**STATED GOAL**
Collect all the lines that mention the word "chart".

**SOURCE EXCERPT**
====
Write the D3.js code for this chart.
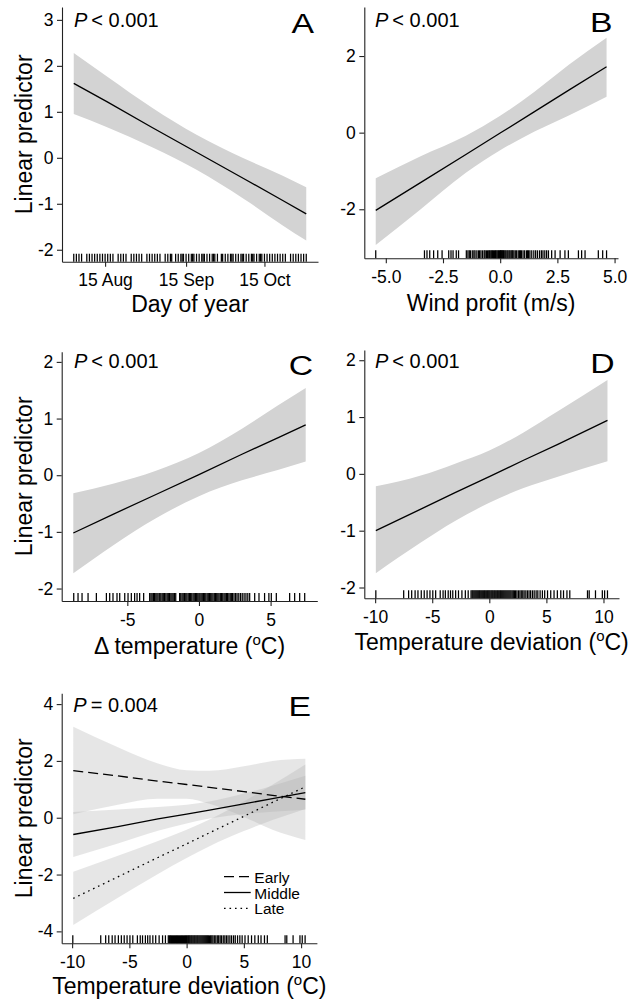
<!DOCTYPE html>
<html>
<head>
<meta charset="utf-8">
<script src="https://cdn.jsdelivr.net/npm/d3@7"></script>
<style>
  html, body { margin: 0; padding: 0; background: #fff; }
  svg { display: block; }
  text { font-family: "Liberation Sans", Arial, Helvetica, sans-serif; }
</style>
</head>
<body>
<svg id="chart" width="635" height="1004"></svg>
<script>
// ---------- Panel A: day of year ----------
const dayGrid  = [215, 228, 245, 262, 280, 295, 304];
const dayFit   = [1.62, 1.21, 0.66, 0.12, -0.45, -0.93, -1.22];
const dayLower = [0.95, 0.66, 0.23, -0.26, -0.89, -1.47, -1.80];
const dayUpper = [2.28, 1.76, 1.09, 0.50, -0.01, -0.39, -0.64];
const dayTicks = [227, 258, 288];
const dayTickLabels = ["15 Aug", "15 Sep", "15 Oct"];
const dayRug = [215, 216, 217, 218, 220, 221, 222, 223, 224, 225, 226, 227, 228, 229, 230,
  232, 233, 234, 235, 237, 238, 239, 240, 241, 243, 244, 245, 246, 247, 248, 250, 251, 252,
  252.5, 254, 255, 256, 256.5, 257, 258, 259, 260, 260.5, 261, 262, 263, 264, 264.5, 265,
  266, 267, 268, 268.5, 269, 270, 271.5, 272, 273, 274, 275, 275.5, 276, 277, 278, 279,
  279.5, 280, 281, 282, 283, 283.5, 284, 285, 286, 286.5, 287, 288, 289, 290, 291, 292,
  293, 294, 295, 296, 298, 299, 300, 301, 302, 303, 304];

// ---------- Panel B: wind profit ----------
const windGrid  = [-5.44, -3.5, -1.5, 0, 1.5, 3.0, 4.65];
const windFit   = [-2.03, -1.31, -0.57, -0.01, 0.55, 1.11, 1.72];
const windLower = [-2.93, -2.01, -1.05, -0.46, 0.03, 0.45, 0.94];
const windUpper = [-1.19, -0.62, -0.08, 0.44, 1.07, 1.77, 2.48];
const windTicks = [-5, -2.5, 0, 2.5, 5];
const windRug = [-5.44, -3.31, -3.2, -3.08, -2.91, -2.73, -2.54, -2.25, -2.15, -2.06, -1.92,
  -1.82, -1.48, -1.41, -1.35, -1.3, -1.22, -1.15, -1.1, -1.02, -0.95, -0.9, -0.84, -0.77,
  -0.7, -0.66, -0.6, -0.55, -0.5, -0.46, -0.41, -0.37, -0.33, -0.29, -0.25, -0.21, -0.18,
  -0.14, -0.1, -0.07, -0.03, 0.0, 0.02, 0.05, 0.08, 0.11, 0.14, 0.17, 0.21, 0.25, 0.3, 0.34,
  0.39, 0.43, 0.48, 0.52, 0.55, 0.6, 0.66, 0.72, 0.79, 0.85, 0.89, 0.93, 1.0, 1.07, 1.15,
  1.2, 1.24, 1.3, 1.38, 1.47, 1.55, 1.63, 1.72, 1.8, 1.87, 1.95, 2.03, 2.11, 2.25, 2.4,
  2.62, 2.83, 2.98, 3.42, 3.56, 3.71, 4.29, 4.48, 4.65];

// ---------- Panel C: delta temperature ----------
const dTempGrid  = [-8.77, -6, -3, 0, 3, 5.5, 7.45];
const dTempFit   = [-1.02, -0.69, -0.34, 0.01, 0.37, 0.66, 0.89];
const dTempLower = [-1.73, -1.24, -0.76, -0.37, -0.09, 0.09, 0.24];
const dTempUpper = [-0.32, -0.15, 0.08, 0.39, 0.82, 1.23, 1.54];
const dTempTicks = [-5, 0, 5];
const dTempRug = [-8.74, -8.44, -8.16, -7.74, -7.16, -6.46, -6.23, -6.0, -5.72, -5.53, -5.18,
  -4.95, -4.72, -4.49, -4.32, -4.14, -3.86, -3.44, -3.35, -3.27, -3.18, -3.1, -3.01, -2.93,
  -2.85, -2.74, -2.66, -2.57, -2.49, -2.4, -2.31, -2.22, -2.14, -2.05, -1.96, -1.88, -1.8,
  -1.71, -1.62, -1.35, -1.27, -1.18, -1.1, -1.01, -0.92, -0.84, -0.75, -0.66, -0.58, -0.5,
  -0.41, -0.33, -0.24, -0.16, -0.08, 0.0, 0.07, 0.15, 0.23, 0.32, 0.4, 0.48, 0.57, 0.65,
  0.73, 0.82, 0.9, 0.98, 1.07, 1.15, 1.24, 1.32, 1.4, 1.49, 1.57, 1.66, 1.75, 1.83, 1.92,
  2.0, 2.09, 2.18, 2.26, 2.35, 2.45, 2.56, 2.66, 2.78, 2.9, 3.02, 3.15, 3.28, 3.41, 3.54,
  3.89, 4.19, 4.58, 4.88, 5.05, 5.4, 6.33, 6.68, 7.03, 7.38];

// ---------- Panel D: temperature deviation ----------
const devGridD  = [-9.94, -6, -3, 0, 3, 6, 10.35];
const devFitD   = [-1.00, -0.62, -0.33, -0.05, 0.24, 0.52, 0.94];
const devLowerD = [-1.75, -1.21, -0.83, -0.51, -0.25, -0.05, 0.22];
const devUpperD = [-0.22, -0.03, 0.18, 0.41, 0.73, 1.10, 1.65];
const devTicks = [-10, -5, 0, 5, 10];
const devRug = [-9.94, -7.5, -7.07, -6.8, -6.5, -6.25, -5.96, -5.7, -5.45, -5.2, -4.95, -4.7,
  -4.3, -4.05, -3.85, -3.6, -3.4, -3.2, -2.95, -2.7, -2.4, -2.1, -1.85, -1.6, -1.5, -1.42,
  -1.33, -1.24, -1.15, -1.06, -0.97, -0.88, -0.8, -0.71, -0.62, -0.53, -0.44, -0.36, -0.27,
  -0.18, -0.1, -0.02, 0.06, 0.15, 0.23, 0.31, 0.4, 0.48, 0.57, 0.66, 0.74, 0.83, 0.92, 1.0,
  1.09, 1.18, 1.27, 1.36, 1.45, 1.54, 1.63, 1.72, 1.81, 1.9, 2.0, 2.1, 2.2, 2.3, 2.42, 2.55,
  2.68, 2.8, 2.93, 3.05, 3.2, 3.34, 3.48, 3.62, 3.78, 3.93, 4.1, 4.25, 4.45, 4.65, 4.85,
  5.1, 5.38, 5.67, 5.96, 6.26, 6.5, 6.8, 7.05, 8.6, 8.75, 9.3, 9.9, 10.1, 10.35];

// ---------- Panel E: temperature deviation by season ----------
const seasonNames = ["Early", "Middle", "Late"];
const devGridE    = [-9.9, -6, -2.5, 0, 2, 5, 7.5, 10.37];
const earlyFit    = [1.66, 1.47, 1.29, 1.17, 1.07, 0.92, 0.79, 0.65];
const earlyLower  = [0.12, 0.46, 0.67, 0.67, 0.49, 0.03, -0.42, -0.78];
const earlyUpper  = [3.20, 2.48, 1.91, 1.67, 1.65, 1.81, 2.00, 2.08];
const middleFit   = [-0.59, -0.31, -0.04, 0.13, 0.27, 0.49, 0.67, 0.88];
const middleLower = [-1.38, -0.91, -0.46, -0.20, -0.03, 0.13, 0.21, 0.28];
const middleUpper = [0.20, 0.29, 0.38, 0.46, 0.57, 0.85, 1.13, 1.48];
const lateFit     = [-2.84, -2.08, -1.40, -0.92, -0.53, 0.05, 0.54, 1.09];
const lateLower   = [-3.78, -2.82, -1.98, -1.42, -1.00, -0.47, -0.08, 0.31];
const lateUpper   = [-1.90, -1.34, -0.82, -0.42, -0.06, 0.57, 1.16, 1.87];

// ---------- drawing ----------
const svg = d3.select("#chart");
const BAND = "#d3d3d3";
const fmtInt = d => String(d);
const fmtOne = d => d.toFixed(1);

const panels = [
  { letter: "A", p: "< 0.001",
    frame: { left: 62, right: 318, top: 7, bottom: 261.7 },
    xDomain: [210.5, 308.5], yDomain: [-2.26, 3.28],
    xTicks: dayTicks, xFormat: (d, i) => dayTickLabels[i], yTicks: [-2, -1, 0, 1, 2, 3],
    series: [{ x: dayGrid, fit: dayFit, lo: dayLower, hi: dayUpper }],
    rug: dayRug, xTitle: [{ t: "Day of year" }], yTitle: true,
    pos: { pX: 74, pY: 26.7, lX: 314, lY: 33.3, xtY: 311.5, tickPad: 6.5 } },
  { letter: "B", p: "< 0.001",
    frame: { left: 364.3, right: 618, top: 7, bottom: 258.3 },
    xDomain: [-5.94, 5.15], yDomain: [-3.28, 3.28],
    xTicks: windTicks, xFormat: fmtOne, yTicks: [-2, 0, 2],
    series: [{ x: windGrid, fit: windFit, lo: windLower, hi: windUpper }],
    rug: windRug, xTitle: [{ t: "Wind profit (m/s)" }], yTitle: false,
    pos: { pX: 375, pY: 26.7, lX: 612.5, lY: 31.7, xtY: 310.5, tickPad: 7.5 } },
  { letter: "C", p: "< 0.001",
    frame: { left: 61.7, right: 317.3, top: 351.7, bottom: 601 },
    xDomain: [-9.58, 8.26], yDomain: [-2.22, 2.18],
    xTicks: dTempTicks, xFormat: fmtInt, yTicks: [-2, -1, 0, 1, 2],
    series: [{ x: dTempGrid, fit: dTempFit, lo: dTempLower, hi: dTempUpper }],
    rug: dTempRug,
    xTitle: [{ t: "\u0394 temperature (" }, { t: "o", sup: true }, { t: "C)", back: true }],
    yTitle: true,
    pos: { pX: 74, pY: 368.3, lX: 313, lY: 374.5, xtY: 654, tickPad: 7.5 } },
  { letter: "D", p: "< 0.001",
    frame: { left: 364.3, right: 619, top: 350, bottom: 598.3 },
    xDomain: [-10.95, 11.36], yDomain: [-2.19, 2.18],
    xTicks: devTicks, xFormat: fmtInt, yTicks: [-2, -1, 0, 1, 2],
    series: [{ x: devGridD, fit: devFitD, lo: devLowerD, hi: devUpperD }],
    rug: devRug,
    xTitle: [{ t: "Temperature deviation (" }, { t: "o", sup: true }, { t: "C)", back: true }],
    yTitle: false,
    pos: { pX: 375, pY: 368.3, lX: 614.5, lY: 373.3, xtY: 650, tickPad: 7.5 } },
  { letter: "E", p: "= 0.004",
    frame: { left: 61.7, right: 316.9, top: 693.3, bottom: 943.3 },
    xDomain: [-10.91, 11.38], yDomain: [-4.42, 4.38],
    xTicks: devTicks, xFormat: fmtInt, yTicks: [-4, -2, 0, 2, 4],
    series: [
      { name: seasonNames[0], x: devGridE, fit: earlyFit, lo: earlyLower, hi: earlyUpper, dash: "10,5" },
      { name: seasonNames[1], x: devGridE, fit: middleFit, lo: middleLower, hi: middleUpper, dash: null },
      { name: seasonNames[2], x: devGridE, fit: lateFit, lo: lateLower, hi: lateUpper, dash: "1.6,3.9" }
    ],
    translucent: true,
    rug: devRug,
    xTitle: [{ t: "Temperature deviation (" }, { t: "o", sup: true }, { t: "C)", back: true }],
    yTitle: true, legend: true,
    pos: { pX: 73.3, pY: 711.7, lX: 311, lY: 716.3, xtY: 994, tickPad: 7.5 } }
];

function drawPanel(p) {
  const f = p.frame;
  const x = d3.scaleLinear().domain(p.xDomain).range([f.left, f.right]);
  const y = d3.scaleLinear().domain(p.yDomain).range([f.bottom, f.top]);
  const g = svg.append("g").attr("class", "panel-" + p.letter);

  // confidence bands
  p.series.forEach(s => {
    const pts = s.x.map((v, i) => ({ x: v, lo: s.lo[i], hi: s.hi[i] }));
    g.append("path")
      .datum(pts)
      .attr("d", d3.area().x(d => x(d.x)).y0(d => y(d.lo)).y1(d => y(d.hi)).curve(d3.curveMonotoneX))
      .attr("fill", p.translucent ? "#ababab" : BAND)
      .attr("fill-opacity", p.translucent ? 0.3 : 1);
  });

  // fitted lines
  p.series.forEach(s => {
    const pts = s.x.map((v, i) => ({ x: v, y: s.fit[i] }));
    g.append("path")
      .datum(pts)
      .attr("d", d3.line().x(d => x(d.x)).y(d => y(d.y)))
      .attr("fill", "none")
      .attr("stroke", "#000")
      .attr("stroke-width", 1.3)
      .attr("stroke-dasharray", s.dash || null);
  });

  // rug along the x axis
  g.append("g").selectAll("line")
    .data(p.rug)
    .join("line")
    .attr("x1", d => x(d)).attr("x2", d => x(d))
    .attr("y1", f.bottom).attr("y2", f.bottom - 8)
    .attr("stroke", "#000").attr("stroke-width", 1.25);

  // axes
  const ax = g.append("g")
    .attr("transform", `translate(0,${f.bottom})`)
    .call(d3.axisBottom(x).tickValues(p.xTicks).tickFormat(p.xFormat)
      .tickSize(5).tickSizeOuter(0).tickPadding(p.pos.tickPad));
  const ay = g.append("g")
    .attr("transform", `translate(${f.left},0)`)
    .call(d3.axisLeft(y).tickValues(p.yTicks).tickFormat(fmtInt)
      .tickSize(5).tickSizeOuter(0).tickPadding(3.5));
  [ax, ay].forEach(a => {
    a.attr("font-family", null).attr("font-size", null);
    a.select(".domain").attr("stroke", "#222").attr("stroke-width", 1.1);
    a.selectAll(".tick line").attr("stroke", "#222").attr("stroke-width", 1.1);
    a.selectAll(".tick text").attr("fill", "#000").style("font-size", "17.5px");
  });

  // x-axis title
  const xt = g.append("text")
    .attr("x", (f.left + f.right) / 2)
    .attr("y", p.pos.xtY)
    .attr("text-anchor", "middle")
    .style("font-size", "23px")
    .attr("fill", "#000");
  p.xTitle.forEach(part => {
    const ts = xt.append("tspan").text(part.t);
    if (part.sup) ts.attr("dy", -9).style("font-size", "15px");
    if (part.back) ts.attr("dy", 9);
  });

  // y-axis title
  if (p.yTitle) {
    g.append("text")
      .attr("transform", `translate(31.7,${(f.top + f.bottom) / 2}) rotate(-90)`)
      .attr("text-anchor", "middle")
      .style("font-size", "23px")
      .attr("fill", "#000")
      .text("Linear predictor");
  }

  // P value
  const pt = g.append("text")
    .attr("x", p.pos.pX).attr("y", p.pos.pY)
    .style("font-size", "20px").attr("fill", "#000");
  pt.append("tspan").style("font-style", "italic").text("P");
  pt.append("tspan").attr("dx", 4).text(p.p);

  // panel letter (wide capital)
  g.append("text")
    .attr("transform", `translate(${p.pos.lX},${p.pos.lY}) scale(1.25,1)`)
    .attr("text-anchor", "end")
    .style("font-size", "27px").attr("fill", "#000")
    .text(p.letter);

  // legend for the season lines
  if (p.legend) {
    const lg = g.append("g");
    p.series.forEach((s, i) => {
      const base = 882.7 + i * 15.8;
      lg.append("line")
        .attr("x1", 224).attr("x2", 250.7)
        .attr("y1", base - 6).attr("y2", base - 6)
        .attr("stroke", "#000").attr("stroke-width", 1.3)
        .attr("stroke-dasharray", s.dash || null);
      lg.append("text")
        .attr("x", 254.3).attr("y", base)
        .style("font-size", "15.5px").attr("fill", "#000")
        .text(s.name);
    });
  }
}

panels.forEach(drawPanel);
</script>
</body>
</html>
====
**TASK RESPONSE**
Write the D3.js code for this chart.
<svg id="chart" width="635" height="1004"></svg>
const svg = d3.select("#chart");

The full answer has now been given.